■ **Task**
Leaving out the pictures, retype the lines from the beginning of the listing through the line containing "ML, MR, MT, MB = 90 - OFF, 143, 122 - OFF, 76".

■ **Available data**
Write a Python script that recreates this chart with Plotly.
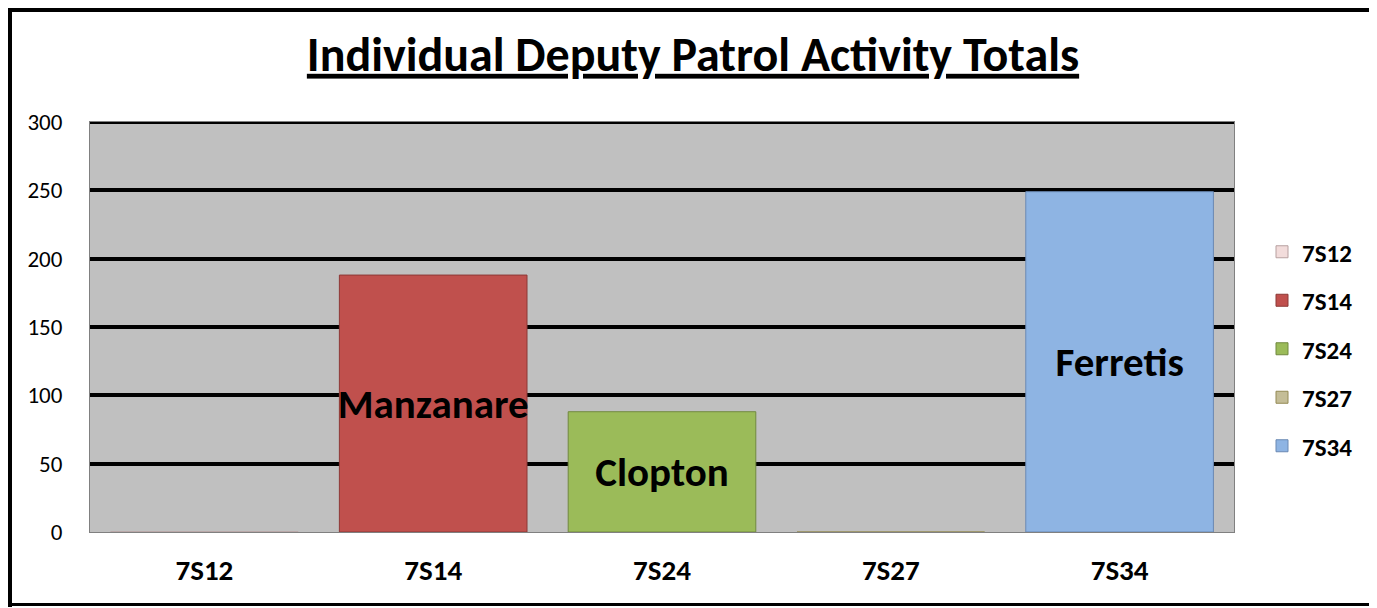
import plotly.graph_objects as go

categories = ["7S12", "7S14", "7S24", "7S27", "7S34"]
totals = [0, 188, 88, 0, 249]
deputies = ["", "Manzanare", "Clopton", "", "Ferretis"]
colors = ["#F2DCDB", "#C0504D", "#9BBB59", "#C4BD97", "#8EB4E3"]
outlines = ["#B7A0A0", "#8C3836", "#71893F", "#948A54", "#6A89B3"]
y_ticks = [0, 50, 100, 150, 200, 250, 300]
title_text = "Individual Deputy Patrol Activity Totals"

FONT = "Calibri, Carlito, Lato, sans-serif"
OFF = 8                      # page body offset
W, H = 1377 - OFF, 608 - OFF
ML, MR, MT, MB = 90 - OFF, 143, 122 - OFF, 76

fig = go.Figure()
for cat, val, lab, col, oc in zip(categories, totals, deputies, colors, outlines):
    fig.add_trace(go.Bar(
        x=[cat], y=[val], name=cat, legendgroup=cat, text=[lab],
        textposition="inside", insidetextanchor="middle", constraintext="none",
        textangle=0,
        textfont=dict(family=FONT, size=41, color="black", weight="bold"),
        marker=dict(color=col, line=dict(color=oc, width=1)),
        width=0.82,
    ))

pw, ph = W - ML - MR, H - MT - MB
def px_x(p): return (p - OFF - ML) / pw
def px_y(p): return 1 - (p - OFF - MT) / ph

fig.update_layout(
    width=W, height=H,
    margin=dict(l=ML, r=MR, t=MT, b=MB),
    paper_bgcolor="white", plot_bgcolor="#C0C0C0",
    barmode="overlay",
    uniformtext=dict(mode=False),
    title=dict(text="<u>" + title_text + "</u>",
               x=(693 - OFF) / W, xanchor="center", y=1 - (54 - OFF) / H, yanchor="middle",
               font=dict(family=FONT, size=48, color="black", weight="bold")),
    font=dict(family=FONT, color="black"),
    showlegend=True,
    legend=dict(x=px_x(1262), xanchor="left", y=px_y(229), yanchor="top",
                font=dict(family=FONT, size=25, color="black", weight="bold"),
                tracegroupgap=13, itemwidth=30, bgcolor="rgba(0,0,0,0)",
                traceorder="grouped"),
    xaxis=dict(categoryorder="array", categoryarray=categories,
               tickfont=dict(family=FONT, size=29, color="black", weight="bold"),
               showline=True, linecolor="#808080", linewidth=1, mirror=True,
               ticks="", ticklabelstandoff=12),
    yaxis=dict(range=[y_ticks[0], y_ticks[-1]], tickvals=y_ticks, ticks="",
               tickfont=dict(family=FONT, size=23, color="black"),
               showgrid=True, gridcolor="black", gridwidth=4,
               showline=True, linecolor="#808080", linewidth=1, mirror=True,
               zeroline=False, ticklabelstandoff=22),
)

# top gridline (hidden by plotly at the axis edge)
fig.add_shape(type="line", xref="paper", yref="y", x0=0, x1=1,
              y0=y_ticks[-1], y1=y_ticks[-1], line=dict(color="black", width=4), layer="above")

# outer black frame around the whole chart
fig.add_shape(type="line", xref="paper", yref="paper", x0=px_x(8), x1=px_x(8),
              y0=px_y(4), y1=px_y(607), line=dict(color="black", width=8), layer="above")
fig.add_shape(type="line", xref="paper", yref="paper", x0=px_x(4), x1=px_x(1377),
              y0=px_y(8.5), y1=px_y(8.5), line=dict(color="black", width=7), layer="above")
fig.add_shape(type="line", xref="paper", yref="paper", x0=px_x(1375), x1=px_x(1375),
              y0=px_y(5), y1=px_y(607), line=dict(color="black", width=4), layer="above")
fig.add_shape(type="line", xref="paper", yref="paper", x0=px_x(4), x1=px_x(1377),
              y0=px_y(604.5), y1=px_y(604.5), line=dict(color="black", width=3), layer="above")

fig.write_html("out.html")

■ **Output of the exercise**
Write a Python script that recreates this chart with Plotly.
import plotly.graph_objects as go

categories = ["7S12", "7S14", "7S24", "7S27", "7S34"]
totals = [0, 188, 88, 0, 249]
deputies = ["", "Manzanare", "Clopton", "", "Ferretis"]
colors = ["#F2DCDB", "#C0504D", "#9BBB59", "#C4BD97", "#8EB4E3"]
outlines = ["#B7A0A0", "#8C3836", "#71893F", "#948A54", "#6A89B3"]
y_ticks = [0, 50, 100, 150, 200, 250, 300]
title_text = "Individual Deputy Patrol Activity Totals"

FONT = "Calibri, Carlito, Lato, sans-serif"
OFF = 8                      # page body offset
W, H = 1377 - OFF, 608 - OFF
ML, MR, MT, MB = 90 - OFF, 143, 122 - OFF, 76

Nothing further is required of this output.